What you should do -> Which lines of the records contain "with"? Collect every one of them.

Data excerpts ->
"""

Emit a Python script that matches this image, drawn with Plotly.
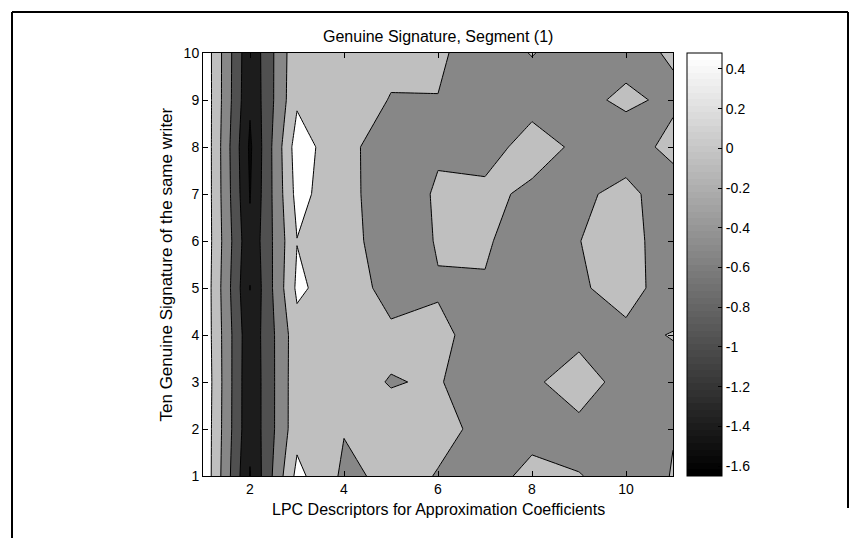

"""
"""

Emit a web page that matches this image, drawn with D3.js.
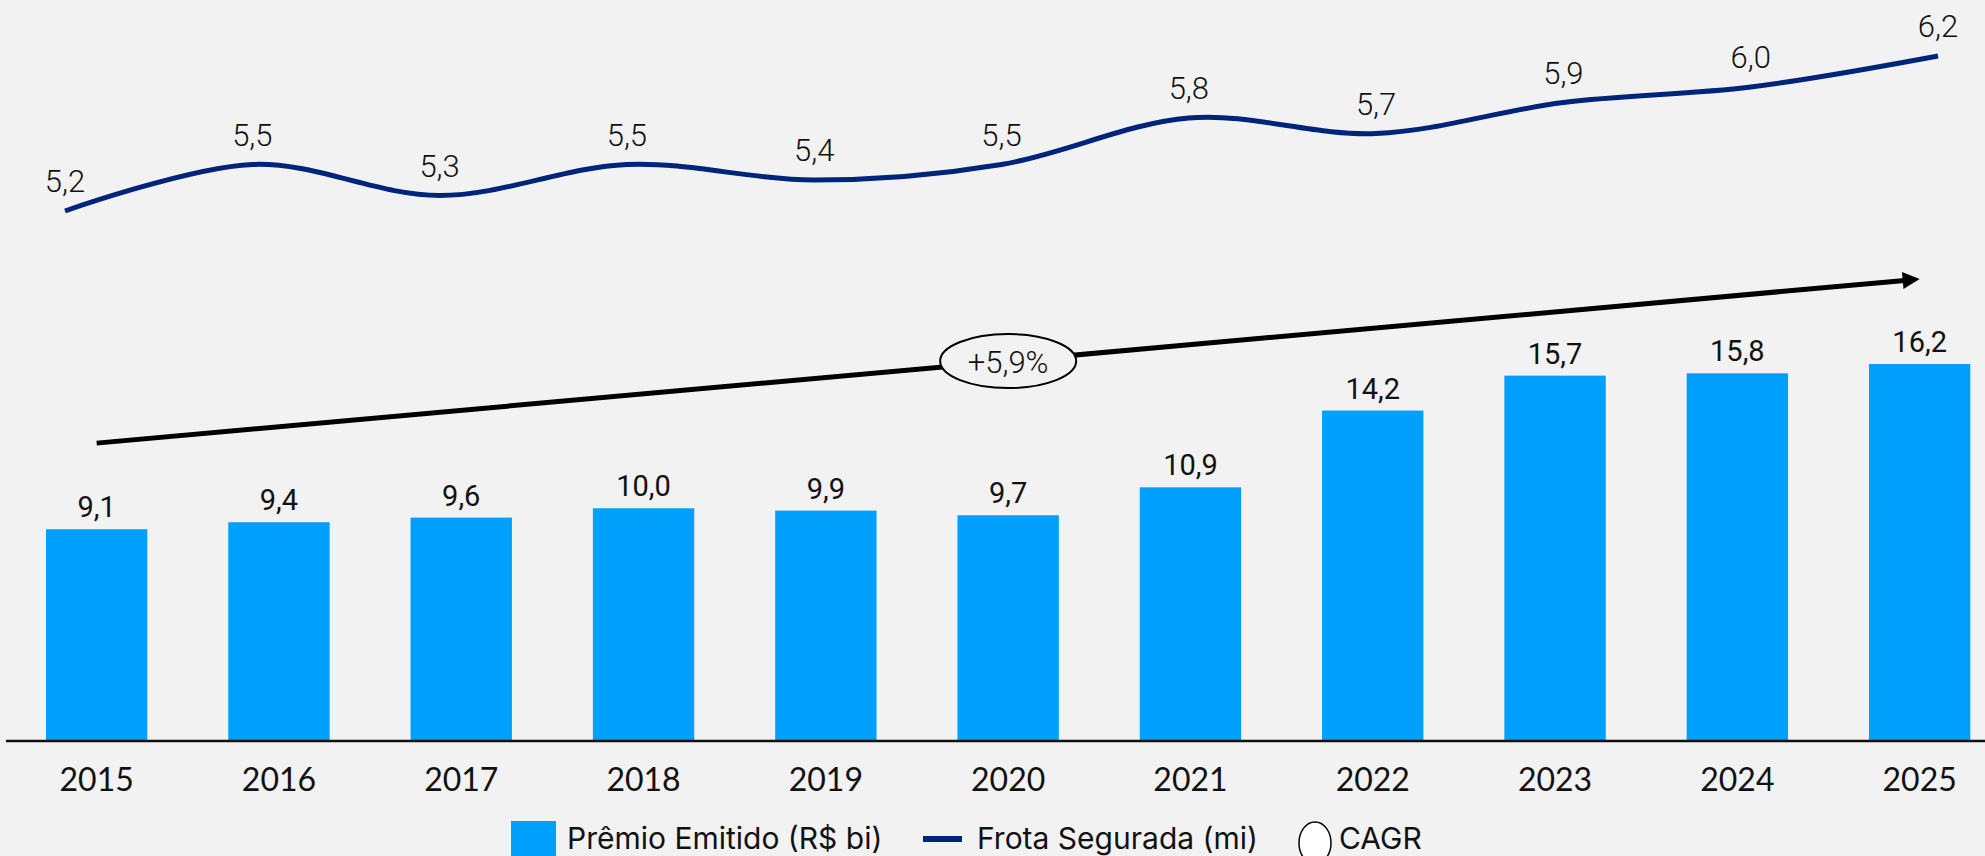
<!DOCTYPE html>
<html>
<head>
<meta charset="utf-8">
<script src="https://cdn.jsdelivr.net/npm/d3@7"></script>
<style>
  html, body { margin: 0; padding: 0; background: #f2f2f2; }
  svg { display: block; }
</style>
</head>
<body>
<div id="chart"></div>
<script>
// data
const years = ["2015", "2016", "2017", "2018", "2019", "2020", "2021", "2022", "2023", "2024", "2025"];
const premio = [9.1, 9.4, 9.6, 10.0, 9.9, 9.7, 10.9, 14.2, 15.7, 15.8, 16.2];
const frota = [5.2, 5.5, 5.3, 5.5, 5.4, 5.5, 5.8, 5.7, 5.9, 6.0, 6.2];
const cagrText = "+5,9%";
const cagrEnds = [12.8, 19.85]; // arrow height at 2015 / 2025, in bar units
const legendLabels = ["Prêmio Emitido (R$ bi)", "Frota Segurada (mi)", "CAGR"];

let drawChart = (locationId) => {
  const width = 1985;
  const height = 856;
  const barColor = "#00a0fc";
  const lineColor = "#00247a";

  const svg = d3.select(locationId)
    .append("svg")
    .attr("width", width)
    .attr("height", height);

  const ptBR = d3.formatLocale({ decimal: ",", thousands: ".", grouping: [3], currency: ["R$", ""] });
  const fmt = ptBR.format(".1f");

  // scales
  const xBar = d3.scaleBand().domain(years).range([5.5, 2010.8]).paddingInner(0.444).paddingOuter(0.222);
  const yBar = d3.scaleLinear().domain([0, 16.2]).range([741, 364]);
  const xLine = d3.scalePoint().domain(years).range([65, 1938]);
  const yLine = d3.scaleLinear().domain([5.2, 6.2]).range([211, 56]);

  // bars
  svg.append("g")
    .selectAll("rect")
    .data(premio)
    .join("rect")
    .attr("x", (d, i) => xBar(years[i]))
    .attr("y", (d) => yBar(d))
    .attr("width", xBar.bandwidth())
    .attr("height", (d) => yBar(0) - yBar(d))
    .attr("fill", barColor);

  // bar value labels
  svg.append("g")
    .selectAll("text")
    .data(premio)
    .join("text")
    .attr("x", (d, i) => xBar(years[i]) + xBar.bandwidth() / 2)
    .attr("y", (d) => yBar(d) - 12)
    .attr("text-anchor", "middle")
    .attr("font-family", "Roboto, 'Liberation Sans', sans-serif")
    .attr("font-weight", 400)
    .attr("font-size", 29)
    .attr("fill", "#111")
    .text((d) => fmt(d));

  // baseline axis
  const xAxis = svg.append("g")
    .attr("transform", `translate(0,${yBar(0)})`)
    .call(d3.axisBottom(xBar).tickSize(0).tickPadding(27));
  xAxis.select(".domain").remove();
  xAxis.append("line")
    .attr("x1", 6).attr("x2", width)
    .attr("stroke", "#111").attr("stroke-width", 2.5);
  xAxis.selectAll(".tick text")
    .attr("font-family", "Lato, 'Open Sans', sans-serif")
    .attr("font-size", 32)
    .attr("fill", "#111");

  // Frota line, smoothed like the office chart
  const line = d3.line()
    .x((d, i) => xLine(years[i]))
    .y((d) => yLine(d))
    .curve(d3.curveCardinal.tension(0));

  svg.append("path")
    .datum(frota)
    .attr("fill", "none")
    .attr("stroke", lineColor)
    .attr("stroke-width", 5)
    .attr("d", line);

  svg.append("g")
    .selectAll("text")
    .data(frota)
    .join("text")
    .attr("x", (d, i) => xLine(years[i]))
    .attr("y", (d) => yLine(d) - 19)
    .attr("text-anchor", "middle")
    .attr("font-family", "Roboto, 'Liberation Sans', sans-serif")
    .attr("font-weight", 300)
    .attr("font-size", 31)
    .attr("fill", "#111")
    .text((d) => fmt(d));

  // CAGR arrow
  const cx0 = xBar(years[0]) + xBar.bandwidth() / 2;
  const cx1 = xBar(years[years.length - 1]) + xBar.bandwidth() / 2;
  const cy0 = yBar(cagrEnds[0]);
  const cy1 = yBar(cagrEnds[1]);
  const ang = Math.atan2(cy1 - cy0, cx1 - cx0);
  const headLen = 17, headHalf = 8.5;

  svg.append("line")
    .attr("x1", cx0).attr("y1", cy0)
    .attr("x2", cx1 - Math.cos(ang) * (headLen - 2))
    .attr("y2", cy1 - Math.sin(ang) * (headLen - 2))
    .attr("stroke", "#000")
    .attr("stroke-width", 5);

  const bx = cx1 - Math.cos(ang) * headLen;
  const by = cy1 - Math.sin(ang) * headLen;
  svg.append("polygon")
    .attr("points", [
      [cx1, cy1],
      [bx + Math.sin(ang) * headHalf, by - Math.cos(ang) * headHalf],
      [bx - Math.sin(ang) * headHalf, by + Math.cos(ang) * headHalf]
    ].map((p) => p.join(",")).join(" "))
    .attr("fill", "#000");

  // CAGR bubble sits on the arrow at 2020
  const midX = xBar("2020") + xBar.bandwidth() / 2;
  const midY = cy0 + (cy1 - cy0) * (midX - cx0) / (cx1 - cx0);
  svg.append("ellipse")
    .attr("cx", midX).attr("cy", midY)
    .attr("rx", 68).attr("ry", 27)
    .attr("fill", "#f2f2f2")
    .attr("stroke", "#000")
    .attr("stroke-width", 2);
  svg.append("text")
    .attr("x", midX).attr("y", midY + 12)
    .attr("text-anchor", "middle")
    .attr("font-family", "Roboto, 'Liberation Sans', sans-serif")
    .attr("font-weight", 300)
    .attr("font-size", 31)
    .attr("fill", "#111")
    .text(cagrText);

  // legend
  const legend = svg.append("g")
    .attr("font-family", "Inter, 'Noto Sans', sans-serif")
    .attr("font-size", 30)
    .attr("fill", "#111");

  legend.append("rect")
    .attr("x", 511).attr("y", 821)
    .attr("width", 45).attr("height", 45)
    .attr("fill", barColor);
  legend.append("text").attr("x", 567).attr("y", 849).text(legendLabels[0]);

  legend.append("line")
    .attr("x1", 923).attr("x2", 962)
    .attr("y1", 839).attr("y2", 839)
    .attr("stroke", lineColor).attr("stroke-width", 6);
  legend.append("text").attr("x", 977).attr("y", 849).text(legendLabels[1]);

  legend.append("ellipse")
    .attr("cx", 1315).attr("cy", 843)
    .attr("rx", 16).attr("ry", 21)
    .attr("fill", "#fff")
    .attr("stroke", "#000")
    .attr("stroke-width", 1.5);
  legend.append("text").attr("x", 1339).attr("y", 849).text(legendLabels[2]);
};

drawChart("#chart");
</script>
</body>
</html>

"""

Output for this task ->
Emit a Python script that matches this image, drawn with Plotly.
Emit a web page that matches this image, drawn with D3.js.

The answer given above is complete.